By Phil Kabler
The Charleston Gazette
An Internal Revenue Service regulation defining “normal retirement age” as 62 or older probably won’t go into effect until Spring 2016, the executive director of the state Consolidated Public Retirement Board said Monday.
In order to go into effect next year, the revised IRS regulation would have put out for public comment by mid-October, which Jeff Fleck told a legislative interim committee is highly unlikely.
“If the regulations don’t come out next month, the soonest it could go into effect would be after the legislative session of 2016,” he told the Joint Standing Committee on Pensions and Retirement.
For state and public school employees, the key concern is whether the IRS regulation will overturn the CPRB’s Rule of 80, which allows employees to retire as early as age 55, if their age and years of service equal or exceed 80.
First proposed in 2007, and with implementation delayed four, and now apparently five times, the regulation would define retirement age as no earlier than age 62, or age 50 for law enforcement officers.
Fleck said, to date, the proposed regulation has been silent on making exceptions for retirement plans calculated on age and years of service, which is commonplace in the public sector.
“We’re hoping when the revised regulation comes out, they’ll address that,” he said.
Also Monday, Fleck said the CPRB’s decision to follow a state Supreme Court decision this year expanding eligibility for military service credits to service during all armed conflicts, not just those spelled out in state law, will have a total cost of $197 million in additional pension payments to retired state and public school employees.
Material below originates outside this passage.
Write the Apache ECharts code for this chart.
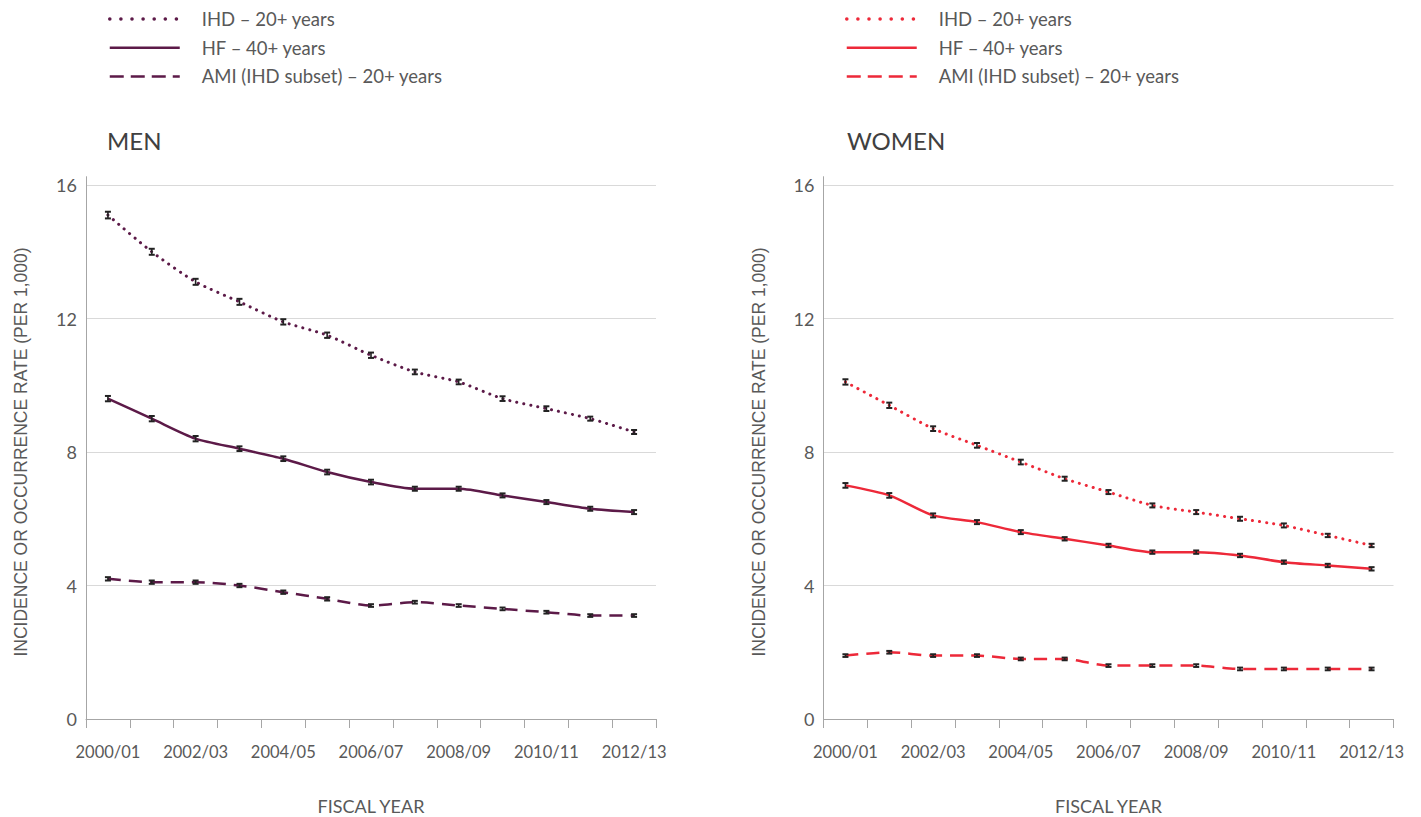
<!DOCTYPE html>
<html>
<head>
<meta charset="utf-8">
<script src="https://cdn.jsdelivr.net/npm/echarts@6/dist/echarts.min.js"></script>
<style>
  html, body { margin: 0; padding: 0; background: #ffffff; }
  #chart { width: 1421px; height: 817px; }
</style>
</head>
<body>
<div id="chart"></div>
<script>
// Fiscal years on the x axis
const years = ['2000/01', '2001/02', '2002/03', '2003/04', '2004/05', '2005/06', '2006/07',
               '2007/08', '2008/09', '2009/10', '2010/11', '2011/12', '2012/13'];

// Rates per 1,000 — men
const menIHD = [15.1, 14.0, 13.1, 12.5, 11.9, 11.5, 10.9, 10.4, 10.1, 9.6, 9.3, 9.0, 8.6];
const menHF  = [9.6, 9.0, 8.4, 8.1, 7.8, 7.4, 7.1, 6.9, 6.9, 6.7, 6.5, 6.3, 6.2];
const menAMI = [4.2, 4.1, 4.1, 4.0, 3.8, 3.6, 3.4, 3.5, 3.4, 3.3, 3.2, 3.1, 3.1];

// Rates per 1,000 — women
const womenIHD = [10.1, 9.4, 8.7, 8.2, 7.7, 7.2, 6.8, 6.4, 6.2, 6.0, 5.8, 5.5, 5.2];
const womenHF  = [7.0, 6.7, 6.1, 5.9, 5.6, 5.4, 5.2, 5.0, 5.0, 4.9, 4.7, 4.6, 4.5];
const womenAMI = [1.9, 2.0, 1.9, 1.9, 1.8, 1.8, 1.6, 1.6, 1.6, 1.5, 1.5, 1.5, 1.5];

// Half-widths of the 95% confidence intervals
const menIHDci   = [0.10, 0.09, 0.09, 0.09, 0.08, 0.08, 0.08, 0.07, 0.07, 0.07, 0.07, 0.06, 0.06];
const menHFci    = [0.08, 0.08, 0.08, 0.07, 0.07, 0.07, 0.07, 0.06, 0.06, 0.06, 0.06, 0.06, 0.06];
const menAMIci   = [0.05, 0.05, 0.05, 0.05, 0.05, 0.05, 0.04, 0.04, 0.04, 0.04, 0.04, 0.04, 0.04];
const womenIHDci = [0.08, 0.08, 0.07, 0.07, 0.07, 0.06, 0.06, 0.06, 0.06, 0.06, 0.06, 0.05, 0.05];
const womenHFci  = [0.07, 0.07, 0.06, 0.06, 0.06, 0.05, 0.05, 0.05, 0.05, 0.05, 0.05, 0.05, 0.05];
const womenAMIci = [0.04, 0.04, 0.04, 0.04, 0.04, 0.04, 0.04, 0.04, 0.04, 0.04, 0.04, 0.04, 0.04];

// Y axis ticks
const yTicks = [0, 4, 8, 12, 16];

const seriesLabels = ['IHD – 20+ years', 'HF – 40+ years', 'AMI (IHD subset) – 20+ years'];
const panelTitles = ['MEN', 'WOMEN'];
const yAxisName = 'INCIDENCE OR OCCURRENCE RATE (PER 1,000)';
const xAxisName = 'FISCAL YEAR';

const MEN_COLOR = '#5c1a48';
const WOMEN_COLOR = '#ed2939';
const FONT = 'Lato, "Open Sans", sans-serif';
const TEXT = '#595959';

const dotted = { type: [0.1, 7], cap: 'round', width: 3 };
const solid  = { type: 'solid', width: 2.5 };
const dashed = { type: [13, 8], width: 2.5 };
const styles = [dotted, solid, dashed];

const legendStyles = [
  { type: [0.1, 11], cap: 'round', width: 3.5 },
  { type: 'solid', width: 2.5 },
  { type: [14, 7], width: 2.5 }
];

const panels = [
  { key: 'men', color: MEN_COLOR, data: [menIHD, menHF, menAMI], ci: [menIHDci, menHFci, menAMIci] },
  { key: 'women', color: WOMEN_COLOR, data: [womenIHD, womenHF, womenAMI], ci: [womenIHDci, womenHFci, womenAMIci] }
];

const nameToLabel = {};
panels.forEach(p => seriesLabels.forEach((l, i) => { nameToLabel[p.key + i] = l; }));

// Confidence-interval whisker: vertical stroke with short caps
function renderErrorBar(params, api) {
  const x = api.value(0);
  const lo = api.coord([x, api.value(1)]);
  const hi = api.coord([x, api.value(2)]);
  const w = 3;
  const cap = { stroke: '#222222', lineWidth: 2 };
  return {
    type: 'group',
    children: [
      { type: 'line', shape: { x1: lo[0], y1: lo[1], x2: hi[0], y2: hi[1] }, style: { stroke: '#222222', lineWidth: 1.6 } },
      { type: 'line', shape: { x1: lo[0] - w, y1: lo[1], x2: lo[0] + w, y2: lo[1] }, style: cap },
      { type: 'line', shape: { x1: hi[0] - w, y1: hi[1], x2: hi[0] + w, y2: hi[1] }, style: cap }
    ]
  };
}

const grids = [
  { left: 86, width: 570, top: 176.7, bottom: 98, outerBoundsMode: 'none' },
  { left: 823.5, width: 570, top: 176.7, bottom: 98, outerBoundsMode: 'none' }
];

const xAxes = grids.map((g, gi) => ({
  type: 'category',
  gridIndex: gi,
  data: years,
  boundaryGap: true,
  name: xAxisName,
  nameLocation: 'middle',
  nameGap: 78,
  nameTextStyle: { fontFamily: FONT, fontSize: 18, color: TEXT },
  axisLine: { lineStyle: { color: '#a6a6a6', width: 1 } },
  axisTick: { show: true, interval: 0, length: 9, lineStyle: { color: '#a6a6a6' } },
  axisLabel: { interval: 1, margin: 24, fontFamily: FONT, fontSize: 16.5, color: TEXT }
}));

const yAxes = grids.map((g, gi) => ({
  type: 'value',
  gridIndex: gi,
  min: yTicks[0],
  max: yTicks[yTicks.length - 1] + 0.25,
  interval: yTicks[1] - yTicks[0],
  axisLine: { show: true, lineStyle: { color: '#a6a6a6', width: 1 } },
  axisTick: { show: false },
  axisLabel: { margin: 9, fontFamily: FONT, fontSize: 18, color: TEXT, showMaxLabel: false },
  splitLine: { show: true, showMaxLine: false, lineStyle: { color: '#d9d9d9', width: 1 } }
}));

const series = [];
panels.forEach((p, gi) => {
  p.data.forEach((vals, i) => {
    series.push({
      name: p.key + i,
      type: 'line',
      xAxisIndex: gi,
      yAxisIndex: gi,
      data: vals,
      smooth: 0.25,
      symbol: 'none',
      color: p.color,
      lineStyle: Object.assign({ color: p.color }, styles[i]),
      z: 2
    });
  });
  p.data.forEach((vals, i) => {
    series.push({
      name: p.key + 'Err' + i,
      type: 'custom',
      xAxisIndex: gi,
      yAxisIndex: gi,
      renderItem: renderErrorBar,
      encode: { x: 0, y: [1, 2] },
      data: vals.map((v, k) => [k, v - p.ci[i][k], v + p.ci[i][k]]),
      silent: true,
      z: 3
    });
  });
});

const legends = panels.map((p, gi) => ({
  orient: 'vertical',
  left: gi === 0 ? 108 : 845,
  top: 9.5,
  padding: 0,
  itemWidth: 70,
  itemHeight: 14,
  itemGap: 9.7,
  selectedMode: false,
  itemStyle: { opacity: 0 },
  data: seriesLabels.map((l, i) => ({
    name: p.key + i,
    itemStyle: { opacity: 0 },
    lineStyle: Object.assign({ color: p.color }, legendStyles[i])
  })),
  formatter: n => nameToLabel[n],
  textStyle: { fontFamily: FONT, fontSize: 18.5, lineHeight: 18, color: TEXT, padding: [0, 0, 0, 17] }
}));

const titles = panelTitles.map((t, gi) => ({
  text: t,
  left: gi === 0 ? 107 : 847,
  top: 128,
  padding: 0,
  textStyle: { fontFamily: FONT, fontSize: 24, fontWeight: 'normal', color: '#404040' }
}));

// Rotated y axis captions, centred on each plot's vertical extent
const yNames = grids.map(g => ({
  type: 'text',
  x: g.left - 65,
  y: 452,
  rotation: Math.PI / 2,
  silent: true,
  style: {
    text: yAxisName,
    fill: TEXT,
    font: '17.5px "Liberation Sans", Arial, sans-serif',
    align: 'center',
    verticalAlign: 'middle'
  }
}));

const chart = echarts.init(document.getElementById('chart'), null, { renderer: 'svg' });
chart.setOption({
  animation: false,
  backgroundColor: '#ffffff',
  title: titles,
  legend: legends,
  grid: grids,
  xAxis: xAxes,
  yAxis: yAxes,
  series: series,
  graphic: yNames
});
</script>
</body>
</html>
That will be funded by increasing the employer’s share of pension contributions by 2 percent for the next 20 years.
Fleck said legislators may want to consider eliminating military service credits for future hires, or require employees to buy in to receive service credits. He said Maryland is the only other state that gives military service credits to public employees at no cost.
Fleck also noted the state pension funds had a very good year in fiscal 2013-14, with a 17.9 percent return on investment.
That followed a 13.1 percent return in the 2012-13 budget year, growing the funds’ assets by $3.66 billion, to $16.87 billion, in two years.
Sen. Brooks McCabe, D-Kanawha, called on the Legislature to mandate pension smoothing in state retirement plans, to set aside surplus investment earnings in peak years to offset downturns.
“To think these 13 percent—17 percent returns are going to go on unabated, I think would be a mistake,” he said.